5 Signs It’s Time to Sell Your IPv4 Addresses
- hello753719
- Jun 9, 2025
- 2 min read
It won’t surprise you to hear that holding onto resources that are no longer serving your business’s best interests can be costly. One such resource is IPv4 addresses. With the rapid transition to IPv6 and the increasing demand for internet connectivity, you might be sitting on a goldmine without realising it. Here are five signs it might be time to consider selling your IPv4 addresses.

1. Financial Incentives
The market for IPv4 addresses is thriving, driven by high demand and a limited supply. If you're considering investing in your business, selling these addresses could offer a substantial financial advantage. With market prices for IPv4 addresses on the rise, now may be an opportune moment to sell. The potential financial benefits from selling IPv4 addresses often serve as a strong internal motivation to kick off the project focused on preparing the address space for sale.
2. Under-Utilisation of IPv4 Addresses
If you suspect that a portion of your IPv4 address block remains unused, it may be time to evaluate its worth. Unutilised addresses can be converted into revenue, which can then be reinvested into your business. Conducting an audit of your current IP usage can uncover under-utilised addresses that might be more beneficial within another network infrastructure. Initially, your NOC team may be hesitant about the idea of auditing IPv4 usage or consolidating resources. However, a compelling incentive could be that a portion of the potential revenue can be allocated to purchase the network equipment they have been requesting.
3. Transition to IPv6
As the world shifts to IPv6, keeping IPv4 addresses may become less important. IPv6 offers almost limitless addresses and is designed for the growing number of internet-connected devices. If your organisation has transitioned to an IPv6-centric or dual-stacked network, selling your IPv4 addresses could free up resources and capital. Your NOC Team will say IPv4 is still needed; this is true, however, there are many ways to streamline IPv4 use.

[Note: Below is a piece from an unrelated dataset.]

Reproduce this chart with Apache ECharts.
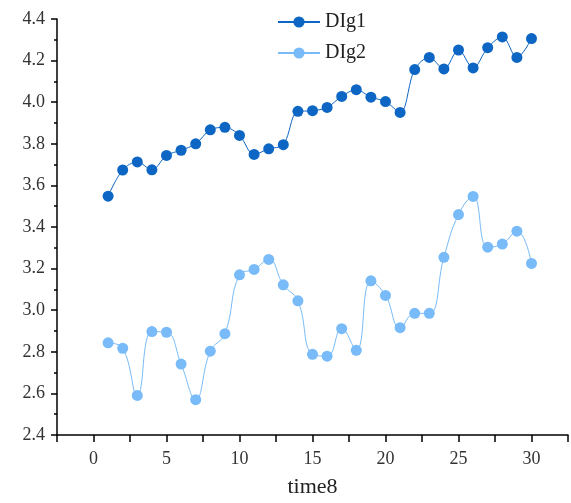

4. Mergers and Acquisitions
Mergers and acquisitions (M&A) can significantly impact an organisation's inventory of IPv4 addresses. When companies merge or one acquires another, their combined network infrastructures often result in overlapping or redundant resources. This overlap can include IPv4 address blocks, which may become surplus to the newly merged entity's requirements. This presents an opportunity for organisations to realign their resources, potentially sell excess addresses, and enhance their operational efficiency and financial standing.
5. Strategic Business Shift
Your business model or strategic direction may have changed since you first acquired your IPv4 addresses. If your current or future plans don't require these addresses, selling them can align your resources with your new objectives. This shift can enhance your business agility and provide the capital needed to support your new initiatives.
In conclusion, while IPv4 addresses have served businesses well over the years, holding onto them when they are no longer serving a strategic purpose can be a missed opportunity. By recognising these signs, you can make an informed decision about selling your IPv4 addresses and potentially unlock new growth avenues for your business.